Short-time working occurs where an employer reduces an employee’s working hours or pay by more than 50% of their normal or contractual working hours or pay. In essence this reduction will mean that the employee’s earnings will be reduced to less than half the normal weekly earnings or their working hours reduced to less than half the normal weekly working hours. Short-time working can, therefore, be seen as a temporary cost saving measure which can be introduced in order to avoid the need to implement redundancies. In addition, where the employee’s signed contract of employment or signed employee handbook contains a clearly drafted policy allowing the reduction of an employee’s hours in such circumstances then the employer will not require employee consent prior to the temporary reduction. However, where no such policy exists then the employer would require the employee’s express consent to the reduction.

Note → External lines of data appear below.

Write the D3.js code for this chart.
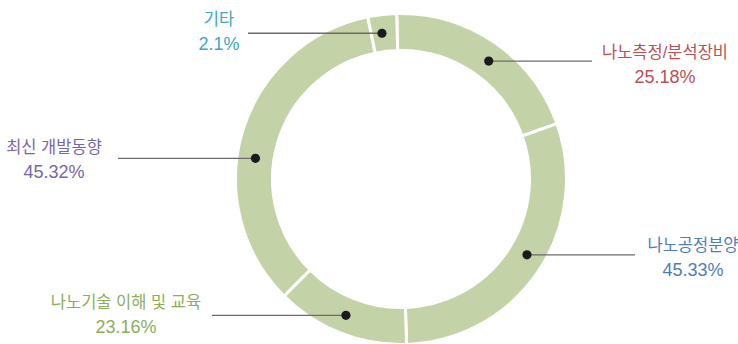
<!DOCTYPE html>
<html>
<head>
<meta charset="utf-8">
<script src="https://cdn.jsdelivr.net/npm/d3@7"></script>
<style>
  body { margin: 0; background: #fff; }
  text { font-family: "Liberation Sans", "Noto Sans CJK KR", sans-serif; }
</style>
</head>
<body>
<script>
// Data
const categories = ["나노측정/분석장비", "나노공정분양", "나노기술 이해 및 교육", "최신 개발동향", "기타"];
const percentLabels = ["25.18%", "45.33%", "23.16%", "45.32%", "2.1%"];
// slice shares as drawn in the picture (the printed percentages don't add up to 100)
const sliceShares = [20.0, 29.9, 13.05, 34.3, 2.8];
const labelColors = ["#bd4f55", "#4f7db8", "#8aae5a", "#7866a6", "#3ba9c2"];

// Layout
const width = 738, height = 344;
const cx = 401, cy = 179;
const outerR = 165.5, innerR = 128.5;
const dotR = 147;
// where along each slice the dot sits (0 = start, 1 = end)
const dotT = [0.53, 0.47, 0.51, 0.43, 0.41];
// label centre x, first line baseline, leader line end x
const labelPos = [
  { x: 665, y: 58, lineX: 592 },
  { x: 693, y: 251, lineX: 635 },
  { x: 126, y: 308, lineX: 212 },
  { x: 54, y: 153, lineX: 118 },
  { x: 219, y: 25, lineX: 248 }
];

const svg = d3.select("body").append("svg")
  .attr("width", width)
  .attr("height", height)
  .attr("viewBox", [0, 0, width, height]);

const deg = Math.PI / 180;
const pie = d3.pie()
  .sort(null)
  .value(d => d)
  .startAngle(-1.5 * deg)
  .endAngle(358.5 * deg);

const arcs = pie(sliceShares);

const arc = d3.arc()
  .innerRadius(innerR)
  .outerRadius(outerR);

const g = svg.append("g").attr("transform", `translate(${cx},${cy})`);

// Ring
g.selectAll("path")
  .data(arcs)
  .join("path")
  .attr("d", arc)
  .attr("fill", "#c3d3a7")
  .attr("stroke", "#fff")
  .attr("stroke-width", 3);

// Dot positions
const dots = arcs.map((a, i) => {
  const ang = a.startAngle + dotT[i] * (a.endAngle - a.startAngle);
  return { x: cx + dotR * Math.sin(ang), y: cy - dotR * Math.cos(ang), i };
});

// Leader lines
svg.append("g")
  .selectAll("line")
  .data(dots)
  .join("line")
  .attr("x1", d => d.x)
  .attr("y1", d => d.y)
  .attr("x2", d => labelPos[d.i].lineX)
  .attr("y2", d => d.y)
  .attr("stroke", "#6b6b6b")
  .attr("stroke-width", 1.3);

// Dots
svg.append("g")
  .selectAll("circle")
  .data(dots)
  .join("circle")
  .attr("cx", d => d.x)
  .attr("cy", d => d.y)
  .attr("r", 4.6)
  .attr("fill", "#1c1a1d");

// Labels
const labels = svg.append("g")
  .selectAll("text")
  .data(categories)
  .join("text")
  .attr("text-anchor", "middle")
  .attr("fill", (d, i) => labelColors[i]);

labels.append("tspan")
  .attr("x", (d, i) => labelPos[i].x)
  .attr("y", (d, i) => labelPos[i].y)
  .style("font-size", "16.5px")
  .text(d => d);

labels.append("tspan")
  .attr("x", (d, i) => labelPos[i].x)
  .attr("y", (d, i) => labelPos[i].y + 25)
  .style("font-size", "18px")
  .text((d, i) => percentLabels[i]);
</script>
</body>
</html>
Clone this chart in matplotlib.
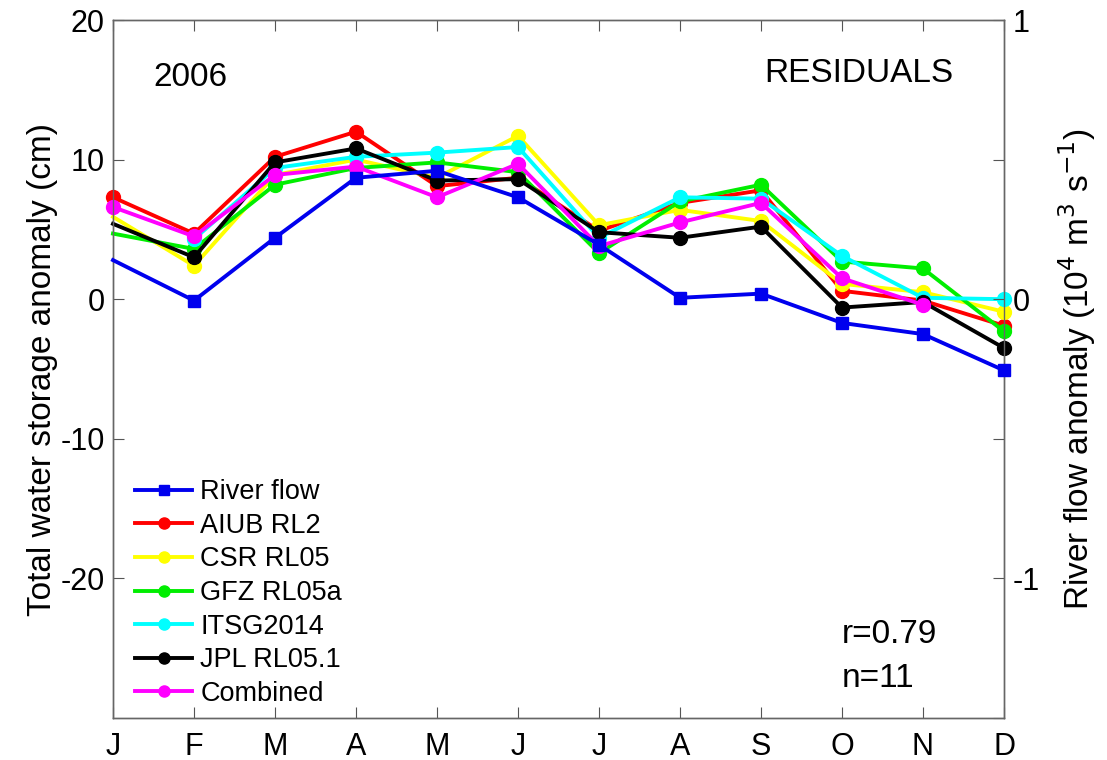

As stated, this is a ‘temporary’ measure whereby there is a temporary shortage of work in the business and the employee will be expected to recommence normal levels of work once their employer has sufficient work to do so. If it is envisaged that there is a ‘permanent’ downturn in work and the employer has no reasonable expectation of being able to provide normal levels of work to the employee in future then redundancy may need to be considered as opposed to short-time unless the employee specifically consents to their hours being permanently reduced. An employee on short-time may also claim redundancy from their employer where they give notice in writing to their employer of this intention to claim and the claim is submitted within four weeks of:-
- the end of a continuous period of short-time of four or more weeks duration; or
- the end of a continuous period of thirteen weeks during which the employee has been on short-time for an aggregate period of six weeks
An employer may be able to counter such an employee request for redundancy provided:
- such counter-notice is communicated to the employee within seven days of that employee’s notice request for redundancy; and
- that employer reasonably expects to be able to provide the employee with a period of thirteen weeks’ continuous employment during which the employee would not be laid off or kept on short time hours; and
- this thirteen week period of continuous employment must begin no later than four weeks from the date the employee served notice of their intention to claim redundancy.
An employee who claims and receives redundancy payment due to short-time is considered to have voluntarily left their employment and therefore not entitled to notice under the minimum notice and terms of employment acts 1973 to 2001.